L’IA au service de la fertilité : un couple conçoit après 18 ans d’infertilité grâce à une technologie inédite

Un couple infertile depuis près de deux décennies attend aujourd’hui son premier enfant grâce à un système d’intelligence artificielle développé au Columbia University Fertility Center. C’est ce que rapporte le site de la chaîne CNN Health, qui détaille comment cette technologie, baptisée STAR, a permis d’identifier des spermatozoïdes invisibles à l’œil humain dans un cas d’azoospermie, une cause fréquente d’infertilité masculine.

Le couple, qui a souhaité garder l’anonymat, avait tenté plusieurs fécondations in vitro (FIV) dans des centres spécialisés à travers le monde, sans succès. L’homme est atteint d’azoospermie, une pathologie rare dans laquelle aucun spermatozoïde n’est détectable dans l’éjaculat, malgré un aspect normal du sperme. La seule option restait jusqu’ici une biopsie testiculaire, invasive et douloureuse, ou le recours à un don de sperme.

Mais au Columbia University Fertility Center, une nouvelle technologie a changé la donne. « Après tant de déceptions, nous avons essayé sans trop y croire », confie l’épouse dans un message transmis par l’équipe médicale. Grâce au système STAR (Sperm Tracking and Recovery), trois spermatozoïdes ont pu être repérés dans un échantillon de sperme, récupérés et utilisés pour féconder les ovocytes de la patiente via une FIV. La grossesse a été confirmée, avec un accouchement prévu en décembre.

Le Pr Zev Williams, directeur du centre de fertilité et responsable du développement de STAR, affirme que cette technologie est appelée à transformer radicalement la prise en charge de l’infertilité masculine : « Des embryologistes expérimentés avaient examiné l’échantillon sans rien trouver.
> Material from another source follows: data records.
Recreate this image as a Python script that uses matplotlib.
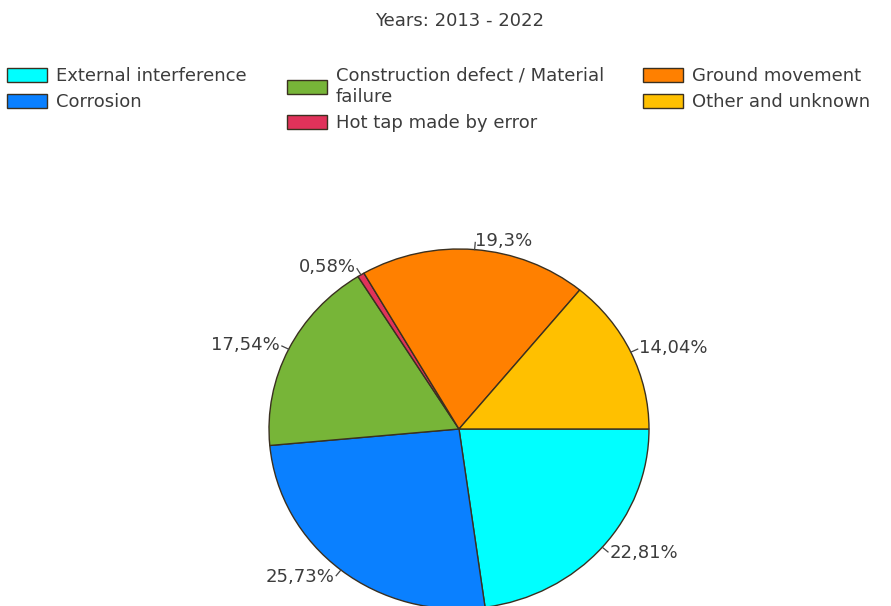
import matplotlib.pyplot as plt
import numpy as np

# data
causes = ['External interference', 'Corrosion', 'Construction defect / Material\nfailure',
          'Hot tap made by error', 'Ground movement', 'Other and unknown']
shares = [22.81, 25.73, 17.54, 0.58, 19.3, 14.04]
share_labels = ['22,81%', '25,73%', '17,54%', '0,58%', '19,3%', '14,04%']
colors = ['#00FFFF', '#0A80FF', '#77B538', '#E0325A', '#FF8000', '#FFC000']
title = 'Years: 2013 - 2022'

TXT = '#3c3c3c'
FS = 13
plt.rcParams['font.family'] = ['DejaVu Sans']

W, H = 891, 606
fig = plt.figure(figsize=(W / 100, H / 100), dpi=100)

# pie area in pixels: center (459, 429), rx 190, ry 180
cx, cy, rx, ry = 459, 429, 190, 180
ax = fig.add_axes([(cx - rx) / W, (H - cy - ry) / H, 2 * rx / W, 2 * ry / H])
wedges, _ = ax.pie(shares, colors=colors, startangle=0, counterclock=False,
                   wedgeprops=dict(edgecolor='#3a3020', linewidth=1.0))
ax.set_aspect('auto')
ax.set_xlim(-1, 1)
ax.set_ylim(-1, 1)

for w, lab in zip(wedges, share_labels):
    ang = np.deg2rad((w.theta1 + w.theta2) / 2)
    x, y = np.cos(ang), np.sin(ang)
    ax.plot([x, x * 1.04], [y, y * 1.04], color='#444444', lw=0.9, clip_on=False)
    ax.text(x * 1.05, y * 1.05, lab, ha='left' if x > 0 else 'right', va='center',
            fontsize=FS, color=TXT, clip_on=False)

fig.text(460 / W, 1 - 21 / H, title, ha='center', va='center', fontsize=FS, color=TXT)

# legend, three columns placed separately
leg_kw = dict(loc='upper left', frameon=False, borderpad=0, borderaxespad=0,
              fontsize=FS, handlelength=2.2, handleheight=0.85, handletextpad=0.5,
              labelspacing=0.46, labelcolor=TXT)
for idx, xpx in [((0, 1), 7), ((2, 3), 287), ((4, 5), 643)]:
    fig.legend([wedges[i] for i in idx], [causes[i] for i in idx],
               bbox_to_anchor=(xpx / W, 1 - 67 / H), **leg_kw)

fig.savefig('out.png', dpi=100)
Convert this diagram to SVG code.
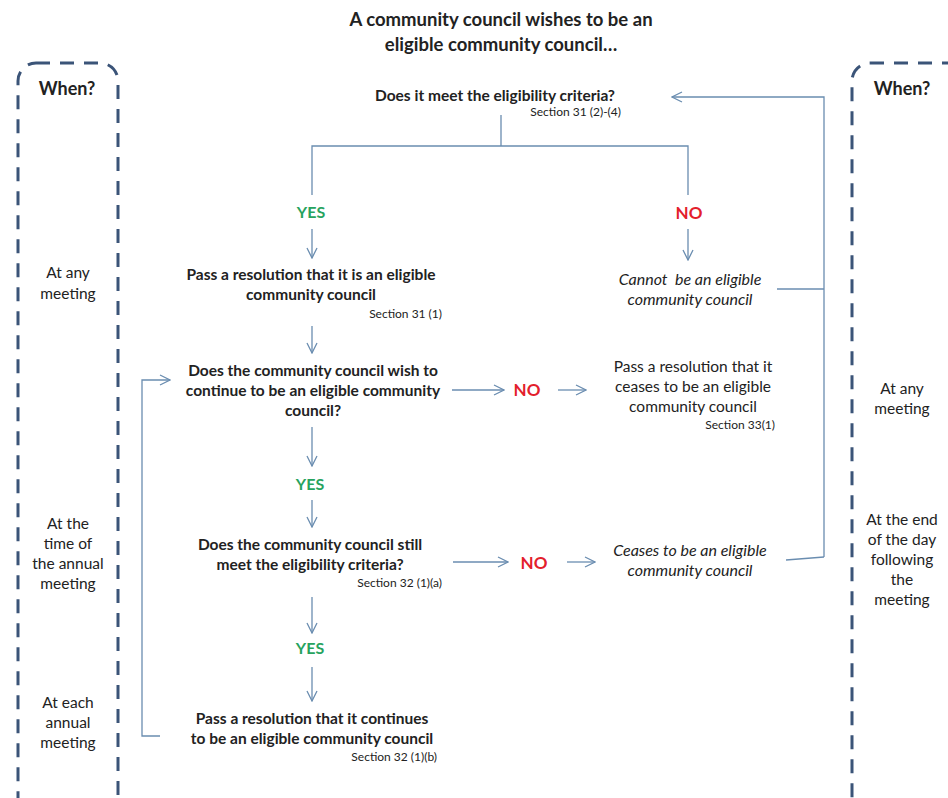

En une heure, l’IA a identifié 44 spermatozoïdes. C’est un bouleversement. »

Concrètement, le système STAR utilise une puce spécifique couplée à un microscope doté d’une caméra à haute vitesse. Plus de huit millions d’images sont capturées en moins d’une heure. L’algorithme, entraîné à reconnaître la morphologie du spermatozoïde, isole les cellules identifiées dans une microgoutte de milieu de culture, permettant leur récupération immédiate par les embryologistes.

« C’est comme chercher une aiguille dans mille bottes de foin, mais de manière douce, sans laser ni colorant, et sans altérer la viabilité du spermatozoïde », explique le Pr Williams.

© Columbia University Fertility Center

L’azoospermie toucherait environ 10 % des hommes infertiles. « La plupart des patients atteints sont en bonne santé et ont une fonction sexuelle normale. Le diagnostic est donc vécu comme un choc brutal », souligne le spécialiste.

Jusqu’à présent, les traitements reposaient sur des interventions testiculaires invasives ou des traitements hormonaux dans certains cas limités. Avec STAR, une nouvelle voie s’ouvre, moins lourde et potentiellement plus efficace. Le coût total de la procédure, incluant l’analyse et la congélation des spermatozoïdes, est estimé à environ 3 000 dollars.

D’autres experts se montrent néanmoins prudents. Sur le site de la chaîne CNN Health, le Pr Gianpiero Palermo, directeur de l’andrologie à la Weill Cornell Medicine et pionnier de l’injection intracytoplasmique de spermatozoïde (ICSI), appelle à la validation du système : « L’IA peut accélérer la détection, mais ne remplace pas l’expertise embryologique. Et dans certains cas, il n’y aura tout simplement pas de spermatozoïdes, quelle que soit la technologie utilisée. »

Le recours à l’intelligence artificielle ne se limite pas à la recherche de spermatozoïdes. La Dre Aimee Eyvazzadeh, endocrinologue de la reproduction à San Francisco, note que d’autres outils, comme Stork-A ou CHLOE, permettent d’évaluer la qualité ovocytaire ou embryonnaire, d’optimiser les protocoles de FIV et de prédire les chances de succès.

« L’IA nous aide à voir ce que nos yeux ne peuvent pas », souligne-t-elle. « Elle n’élimine pas le rôle de l’humain, elle le renforce. C’est là tout l’enjeu de la médecine reproductive du futur. »

Le système STAR est actuellement disponible uniquement au Columbia University Fertility Center, mais ses concepteurs prévoient de publier leurs résultats pour permettre à d’autres centres de l’adopter. Pour les couples confrontés à l’infertilité masculine, il pourrait bien représenter une nouvelle espérance, rendue possible par la convergence de l’expertise médicale et de l’intelligence artificielle.